● **DIRECTION**
Give every line back verbatim, dropping all images.

::::::::::

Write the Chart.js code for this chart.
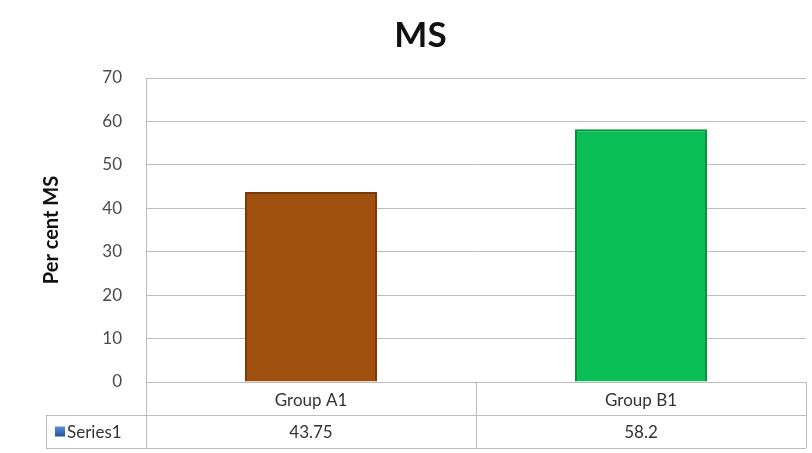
<!DOCTYPE html>
<html>
<head>
<meta charset="utf-8">
<script src="https://cdn.jsdelivr.net/npm/chart.js@4.4.1/dist/chart.umd.min.js"></script>
<style>
  html, body { margin: 0; padding: 0; background: #ffffff; }
  #wrap { width: 812px; height: 453px; }
</style>
</head>
<body>
<div id="wrap"><canvas id="msChart" width="812" height="453"></canvas></div>
<script>
// Chart data
const categories = ['Group A1', 'Group B1'];
const seriesName = 'Series1';
const seriesValues = [43.75, 58.2];
const valueLabels = ['43.75', '58.2'];
const barColors = ['#a0500f', '#0abf55'];
const barEdges = ['#7a3a0a', '#07913f'];

const FONT = 'Lato, "Open Sans", sans-serif';
const LINE = '#bdbdbd';

// Draws the data table under the plot (header row uses the x tick labels)
const dataTablePlugin = {
    id: 'dataTable',
    afterDraw(chart) {
        const ctx = chart.ctx;
        const x = chart.scales.x;
        const area = chart.chartArea;
        const top = area.bottom;
        const mid = top + 33;
        const bottom = top + 66;
        const keyLeft = 46;

        ctx.save();
        ctx.strokeStyle = LINE;
        ctx.lineWidth = 1;
        ctx.beginPath();
        // horizontal lines
        ctx.moveTo(area.left, top + 0.5); ctx.lineTo(area.right, top + 0.5);
        ctx.moveTo(keyLeft, mid + 0.5); ctx.lineTo(area.right, mid + 0.5);
        ctx.moveTo(keyLeft, bottom + 0.5); ctx.lineTo(area.right, bottom + 0.5);
        // vertical lines
        ctx.moveTo(keyLeft + 0.5, mid); ctx.lineTo(keyLeft + 0.5, bottom);
        ctx.moveTo(area.left + 0.5, top); ctx.lineTo(area.left + 0.5, bottom);
        const step = (area.right - area.left) / categories.length;
        for (let i = 1; i <= categories.length; i++) {
            const xx = Math.round(area.left + step * i) + 0.5;
            ctx.moveTo(xx, top); ctx.lineTo(xx, bottom);
        }
        ctx.stroke();

        // legend key
        const ky = (mid + bottom) / 2;
        const g = ctx.createLinearGradient(0, ky - 5, 0, ky + 5);
        g.addColorStop(0, '#5b8fd6');
        g.addColorStop(1, '#23529c');
        ctx.fillStyle = g;
        ctx.fillRect(keyLeft + 9, ky - 5, 10, 10);

        ctx.fillStyle = '#333333';
        ctx.font = '17px ' + FONT;
        ctx.textBaseline = 'middle';
        ctx.textAlign = 'left';
        ctx.fillText(seriesName, keyLeft + 21, ky + 1);

        ctx.textAlign = 'center';
        valueLabels.forEach((v, i) => {
            ctx.fillText(v, x.getPixelForValue(i), ky + 1);
        });
        ctx.restore();
    }
};

new Chart(document.getElementById('msChart').getContext('2d'), {
    type: 'bar',
    data: {
        labels: categories,
        datasets: [{
            label: seriesName,
            data: seriesValues,
            backgroundColor: barColors,
            borderColor: barEdges,
            borderWidth: 2,
            borderSkipped: 'bottom',
            categoryPercentage: 0.8,
            barPercentage: 0.5
        }]
    },
    options: {
        responsive: false,
        animation: false,
        layout: {
            padding: { left: 35, right: 6, top: 6, bottom: 4 }
        },
        scales: {
            y: {
                min: 0,
                max: 70,
                ticks: {
                    stepSize: 10,
                    padding: 24,
                    color: '#4a4a4a',
                    font: { family: FONT, size: 17 }
                },
                grid: {
                    color: LINE,
                    lineWidth: 1,
                    drawTicks: false
                },
                border: { color: LINE },
                title: {
                    display: true,
                    text: 'Per cent MS',
                    color: '#111111',
                    font: { family: FONT, size: 20, weight: 'bold' },
                    padding: { top: 5, bottom: 0 }
                },
                afterFit: function(axis) { axis.width = 111; }
            },
            x: {
                ticks: {
                    padding: 8,
                    color: '#333333',
                    font: { family: FONT, size: 17 }
                },
                grid: { display: false, drawTicks: false },
                border: { display: false },
                afterFit: function(axis) { axis.height = 67; }
            }
        },
        plugins: {
            legend: { display: false },
            tooltip: { enabled: false },
            title: {
                display: true,
                text: 'MS',
                color: '#111111',
                font: { family: FONT, size: 35, weight: 'bold' },
                padding: { top: 9, bottom: 21 }
            }
        }
    },
    plugins: [dataTablePlugin]
});
</script>
</body>
</html>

::::::::::

● **CORRECT ANSWER**
Write the Chart.js code for this chart.
<!DOCTYPE html>
<html>
<head>
<meta charset="utf-8">
<script src="https://cdn.jsdelivr.net/npm/chart.js@4.4.1/dist/chart.umd.min.js"></script>
<style>
  html, body { margin: 0; padding: 0; background: #ffffff; }
  #wrap { width: 812px; height: 453px; }
</style>
</head>
<body>
<div id="wrap"><canvas id="msChart" width="812" height="453"></canvas></div>
<script>
// Chart data
const categories = ['Group A1', 'Group B1'];
const seriesName = 'Series1';
const seriesValues = [43.75, 58.2];
const valueLabels = ['43.75', '58.2'];
const barColors = ['#a0500f', '#0abf55'];
const barEdges = ['#7a3a0a', '#07913f'];

const FONT = 'Lato, "Open Sans", sans-serif';
const LINE = '#bdbdbd';

// Draws the data table under the plot (header row uses the x tick labels)
const dataTablePlugin = {
    id: 'dataTable',
    afterDraw(chart) {
        const ctx = chart.ctx;
        const x = chart.scales.x;
        const area = chart.chartArea;
        const top = area.bottom;
        const mid = top + 33;
        const bottom = top + 66;
        const keyLeft = 46;

        ctx.save();
        ctx.strokeStyle = LINE;
        ctx.lineWidth = 1;
        ctx.beginPath();
        // horizontal lines
        ctx.moveTo(area.left, top + 0.5); ctx.lineTo(area.right, top + 0.5);
        ctx.moveTo(keyLeft, mid + 0.5); ctx.lineTo(area.right, mid + 0.5);
        ctx.moveTo(keyLeft, bottom + 0.5); ctx.lineTo(area.right, bottom + 0.5);
        // vertical lines
        ctx.moveTo(keyLeft + 0.5, mid); ctx.lineTo(keyLeft + 0.5, bottom);
        ctx.moveTo(area.left + 0.5, top); ctx.lineTo(area.left + 0.5, bottom);
        const step = (area.right - area.left) / categories.length;
        for (let i = 1; i <= categories.length; i++) {
            const xx = Math.round(area.left + step * i) + 0.5;
            ctx.moveTo(xx, top); ctx.lineTo(xx, bottom);
        }
        ctx.stroke();

        // legend key
        const ky = (mid + bottom) / 2;
        const g = ctx.createLinearGradient(0, ky - 5, 0, ky + 5);
        g.addColorStop(0, '#5b8fd6');
        g.addColorStop(1, '#23529c');
        ctx.fillStyle = g;
        ctx.fillRect(keyLeft + 9, ky - 5, 10, 10);

        ctx.fillStyle = '#333333';
        ctx.font = '17px ' + FONT;
        ctx.textBaseline = 'middle';
        ctx.textAlign = 'left';
        ctx.fillText(seriesName, keyLeft + 21, ky + 1);

        ctx.textAlign = 'center';
        valueLabels.forEach((v, i) => {
            ctx.fillText(v, x.getPixelForValue(i), ky + 1);
        });
        ctx.restore();
    }
};

new Chart(document.getElementById('msChart').getContext('2d'), {
    type: 'bar',
    data: {
        labels: categories,
        datasets: [{
            label: seriesName,
            data: seriesValues,
            backgroundColor: barColors,
            borderColor: barEdges,
            borderWidth: 2,
            borderSkipped: 'bottom',
            categoryPercentage: 0.8,
            barPercentage: 0.5
        }]
    },
    options: {
        responsive: false,
        animation: false,
        layout: {
            padding: { left: 35, right: 6, top: 6, bottom: 4 }
        },
        scales: {
            y: {
                min: 0,
                max: 70,
                ticks: {
                    stepSize: 10,
                    padding: 24,
                    color: '#4a4a4a',
                    font: { family: FONT, size: 17 }
                },
                grid: {
                    color: LINE,
                    lineWidth: 1,
                    drawTicks: false
                },
                border: { color: LINE },
                title: {
                    display: true,
                    text: 'Per cent MS',
                    color: '#111111',
                    font: { family: FONT, size: 20, weight: 'bold' },
                    padding: { top: 5, bottom: 0 }
                },
                afterFit: function(axis) { axis.width = 111; }
            },
            x: {
                ticks: {
                    padding: 8,
                    color: '#333333',
                    font: { family: FONT, size: 17 }
                },
                grid: { display: false, drawTicks: false },
                border: { display: false },
                afterFit: function(axis) { axis.height = 67; }
            }
        },
        plugins: {
            legend: { display: false },
            tooltip: { enabled: false },
            title: {
                display: true,
                text: 'MS',
                color: '#111111',
                font: { family: FONT, size: 35, weight: 'bold' },
                padding: { top: 9, bottom: 21 }
            }
        }
    },
    plugins: [dataTablePlugin]
});
</script>
</body>
</html>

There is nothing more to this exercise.